Learn to let go and trust others
When we were a small team we knew what everyone else was doing so it was easy to stay connected and weigh in with our feedback at any point. But as we scaled we reached a point where it became impractical to follow everything. You need to learn to let go and trust that the people you work with are competent and can do an excellent job. Even if you disagree with an individual decision, trust that there are many ways to achieve the same goal.
This has helped us avoid deadlock situations where multiple different people disagree.
To keep the company aligned, set clear and actionable team values to help teams make decisions.
Be deliberate about how you involve people
When we’re working on a big project like our live chat solution where many people are involved, we use the DACI decision making framework. DACI stands for driver, approver, contributor and informed. It makes it clear upfront who will be responsible for driving the decision to a conclusion, who’s going to be the final approver, who’s going to influence the decision and who just needs to be informed when a decision has been made.
This has helped us avoid deadlock situations where multiple different people disagree, can’t reach a decision and kill the momentum. It also helps to ensure the right people are looped in in an appropriate way.
Just don’t take it to an extreme where you pick the most senior person as the approver and have the rest of the team bring them options to choose from (this is also known as the HiPPO problem, or the “highest paid person’s opinion”). Pick the most informed person and make it a team effort where the best argument wins. Use the approver as a way to bring conflicts to a resolution.

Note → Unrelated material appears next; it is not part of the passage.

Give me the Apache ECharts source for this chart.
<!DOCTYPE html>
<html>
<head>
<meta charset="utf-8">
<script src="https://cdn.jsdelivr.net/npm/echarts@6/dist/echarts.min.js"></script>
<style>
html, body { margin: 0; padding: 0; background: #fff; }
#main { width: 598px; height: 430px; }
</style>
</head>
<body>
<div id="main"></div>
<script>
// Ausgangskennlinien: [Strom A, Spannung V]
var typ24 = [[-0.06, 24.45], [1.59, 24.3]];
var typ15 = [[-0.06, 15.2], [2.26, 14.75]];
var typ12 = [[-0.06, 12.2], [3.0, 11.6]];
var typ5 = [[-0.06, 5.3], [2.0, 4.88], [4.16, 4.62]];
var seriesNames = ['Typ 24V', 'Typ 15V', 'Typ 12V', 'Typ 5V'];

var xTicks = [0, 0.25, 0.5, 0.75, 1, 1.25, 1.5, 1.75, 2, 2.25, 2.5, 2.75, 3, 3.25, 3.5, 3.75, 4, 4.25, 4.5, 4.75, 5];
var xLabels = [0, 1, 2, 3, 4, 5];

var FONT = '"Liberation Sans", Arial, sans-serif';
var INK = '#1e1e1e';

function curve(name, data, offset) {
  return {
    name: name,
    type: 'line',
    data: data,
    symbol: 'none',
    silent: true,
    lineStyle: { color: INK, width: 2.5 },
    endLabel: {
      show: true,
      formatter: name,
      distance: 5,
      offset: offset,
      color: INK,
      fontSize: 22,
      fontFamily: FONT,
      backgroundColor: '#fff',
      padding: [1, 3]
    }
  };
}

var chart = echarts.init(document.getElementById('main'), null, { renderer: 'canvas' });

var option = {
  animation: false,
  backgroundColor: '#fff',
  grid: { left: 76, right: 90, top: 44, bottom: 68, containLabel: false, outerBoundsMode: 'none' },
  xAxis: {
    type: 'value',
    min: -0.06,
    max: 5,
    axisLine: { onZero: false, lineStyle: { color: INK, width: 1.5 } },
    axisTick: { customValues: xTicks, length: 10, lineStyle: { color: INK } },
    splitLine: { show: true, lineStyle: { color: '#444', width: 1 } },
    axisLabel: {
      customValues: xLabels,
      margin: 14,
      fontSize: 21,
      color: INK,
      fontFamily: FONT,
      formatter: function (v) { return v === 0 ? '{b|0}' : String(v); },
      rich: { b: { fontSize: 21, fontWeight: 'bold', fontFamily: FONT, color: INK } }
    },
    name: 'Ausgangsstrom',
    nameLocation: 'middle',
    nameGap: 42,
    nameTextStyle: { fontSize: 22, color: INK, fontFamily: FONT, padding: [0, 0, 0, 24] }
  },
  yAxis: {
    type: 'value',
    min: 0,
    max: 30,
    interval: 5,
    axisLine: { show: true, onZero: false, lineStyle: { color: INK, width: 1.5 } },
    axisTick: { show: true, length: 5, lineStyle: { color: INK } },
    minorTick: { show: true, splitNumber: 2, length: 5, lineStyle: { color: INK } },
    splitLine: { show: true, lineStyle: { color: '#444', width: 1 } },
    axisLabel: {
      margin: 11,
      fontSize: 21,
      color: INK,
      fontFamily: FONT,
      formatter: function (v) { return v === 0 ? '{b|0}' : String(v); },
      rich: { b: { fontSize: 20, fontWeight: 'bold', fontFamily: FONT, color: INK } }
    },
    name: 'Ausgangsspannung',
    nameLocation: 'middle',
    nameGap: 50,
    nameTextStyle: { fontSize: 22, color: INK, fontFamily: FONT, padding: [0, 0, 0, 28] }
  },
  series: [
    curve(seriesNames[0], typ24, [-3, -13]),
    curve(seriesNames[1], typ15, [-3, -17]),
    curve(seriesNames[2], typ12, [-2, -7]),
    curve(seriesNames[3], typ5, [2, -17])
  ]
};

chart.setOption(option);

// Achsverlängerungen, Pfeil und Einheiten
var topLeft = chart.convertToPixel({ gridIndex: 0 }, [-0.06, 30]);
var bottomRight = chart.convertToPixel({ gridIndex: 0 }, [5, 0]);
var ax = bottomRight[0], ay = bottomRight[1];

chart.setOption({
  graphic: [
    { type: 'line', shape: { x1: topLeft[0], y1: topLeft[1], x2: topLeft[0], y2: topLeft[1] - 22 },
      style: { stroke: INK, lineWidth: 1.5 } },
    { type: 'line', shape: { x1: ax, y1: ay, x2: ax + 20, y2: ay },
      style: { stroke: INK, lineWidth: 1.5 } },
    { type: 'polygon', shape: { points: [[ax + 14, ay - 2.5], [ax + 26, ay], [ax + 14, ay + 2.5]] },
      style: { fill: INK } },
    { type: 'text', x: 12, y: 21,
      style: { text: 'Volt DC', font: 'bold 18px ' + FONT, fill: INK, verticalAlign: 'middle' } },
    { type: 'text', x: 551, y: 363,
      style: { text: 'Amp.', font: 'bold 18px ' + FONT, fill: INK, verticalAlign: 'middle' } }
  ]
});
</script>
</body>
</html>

Choose the right medium for collaboration
When meetings are well run they allow you to make progress quickly, they’re more rich than any other medium, you can pick up on verbal, vocal and visual cues and engage in a conversation in real time. They’re great for working through tough problems together. But they’re also expensive and often unnecessary.
Meetings for status updates, coordination and gathering feedback on your work can often be replaced with a thoughtful email or a post on your project management tool. This allows people to review them on their own time. It’s also helpful for allowing people to take their time to formulate their opinions more clearly. Especially if you follow good writing practices.
Decide and move on
Real-life decisions often involve compromise. There’s no perfect solution. When you’re facing a difficult decision it’s human nature to loop more people in or have everyone “sleep on it”. There’s a sense of shared responsibility in a group that makes you feel less exposed to failure.

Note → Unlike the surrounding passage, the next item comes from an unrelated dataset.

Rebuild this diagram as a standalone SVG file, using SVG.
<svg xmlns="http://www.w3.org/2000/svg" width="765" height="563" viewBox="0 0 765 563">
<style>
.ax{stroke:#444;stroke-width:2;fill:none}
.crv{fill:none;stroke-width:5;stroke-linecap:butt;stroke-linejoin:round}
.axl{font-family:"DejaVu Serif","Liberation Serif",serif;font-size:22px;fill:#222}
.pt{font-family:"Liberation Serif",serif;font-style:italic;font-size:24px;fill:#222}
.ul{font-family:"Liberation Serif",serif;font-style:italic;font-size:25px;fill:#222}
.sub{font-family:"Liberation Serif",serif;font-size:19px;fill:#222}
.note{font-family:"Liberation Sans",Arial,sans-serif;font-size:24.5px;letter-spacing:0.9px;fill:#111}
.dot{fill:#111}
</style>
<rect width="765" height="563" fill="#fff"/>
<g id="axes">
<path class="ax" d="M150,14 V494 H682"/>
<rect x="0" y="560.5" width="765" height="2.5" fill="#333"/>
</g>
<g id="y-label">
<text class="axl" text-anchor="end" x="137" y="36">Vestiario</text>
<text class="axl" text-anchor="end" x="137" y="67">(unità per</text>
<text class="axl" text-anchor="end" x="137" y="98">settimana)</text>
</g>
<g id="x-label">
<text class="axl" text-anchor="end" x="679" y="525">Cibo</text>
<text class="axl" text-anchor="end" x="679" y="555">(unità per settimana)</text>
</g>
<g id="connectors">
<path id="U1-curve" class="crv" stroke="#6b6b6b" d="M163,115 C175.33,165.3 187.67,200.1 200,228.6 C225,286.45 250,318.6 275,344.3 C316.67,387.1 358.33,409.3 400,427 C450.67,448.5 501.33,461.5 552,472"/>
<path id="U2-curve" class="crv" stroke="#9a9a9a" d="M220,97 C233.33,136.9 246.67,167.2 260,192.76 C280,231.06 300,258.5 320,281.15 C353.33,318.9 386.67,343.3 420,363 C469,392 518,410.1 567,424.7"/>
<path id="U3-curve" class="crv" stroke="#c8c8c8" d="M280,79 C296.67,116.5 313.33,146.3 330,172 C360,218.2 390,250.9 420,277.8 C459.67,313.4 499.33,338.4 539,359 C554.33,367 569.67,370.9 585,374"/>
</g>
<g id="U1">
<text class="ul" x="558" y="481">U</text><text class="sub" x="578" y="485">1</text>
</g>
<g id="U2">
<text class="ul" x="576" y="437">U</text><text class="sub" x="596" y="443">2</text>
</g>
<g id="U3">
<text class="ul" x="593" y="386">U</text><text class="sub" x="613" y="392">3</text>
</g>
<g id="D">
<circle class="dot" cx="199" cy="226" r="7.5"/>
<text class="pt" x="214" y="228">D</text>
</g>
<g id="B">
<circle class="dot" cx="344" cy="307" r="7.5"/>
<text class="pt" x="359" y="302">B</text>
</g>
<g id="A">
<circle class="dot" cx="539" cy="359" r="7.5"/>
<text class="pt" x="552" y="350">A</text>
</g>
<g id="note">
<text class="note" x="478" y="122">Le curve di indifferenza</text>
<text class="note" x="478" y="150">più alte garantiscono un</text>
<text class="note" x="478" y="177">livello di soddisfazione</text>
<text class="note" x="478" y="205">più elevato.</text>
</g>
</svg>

What new information do we need in order to be able to make the decision?
In cases where you think you’re not able to make a decision right away, ask yourself: what new information do we need in order to be able to make the decision or resolve a disagreement? If you can’t identify it, you’re just postponing the inevitable. Decide and move on.
If a decision has been made that you don’t agree with, learn how to disagree and commit. Acknowledge you might have different objectives or opinions, or that you might be lacking information. Ultimately momentum, not perfect decisions, make companies successful.
You don’t need to collaborate on everything
Showing your work to others can often generate interesting insights. But if you run all of your decisions past someone, be aware it will slow you down. When it’s a small impact decision and you’re the domain expert, just make the call and move on.
Protect your time and respect others
Lastly, we all need continuous uninterrupted time to do focused work. Be sure to have dedicated makers’ time. We do focus days on Tuesdays and Thursday, when we don’t have any pre-scheduled meetings to allow us to get significant chunks of focused time without distractions.
I love collaborating with my colleagues. Everything we’ve built has come out of close collaboration between many people on different disciplines. But you have to be thoughtful about how you do it, especially as you scale. Knowledge workers need time to do deep, focused work. And at a time when constant collaboration is the norm you have to be especially considered about how you use your time.
We haven’t nailed this either. As we continue to change and continue to grow we have to keep evaluating and iterating on how we work. It’s reductive to say meetings are terrible or email is broken or asynchronous communication is better than synchronous. Only through mature balancing can we tackle these problems.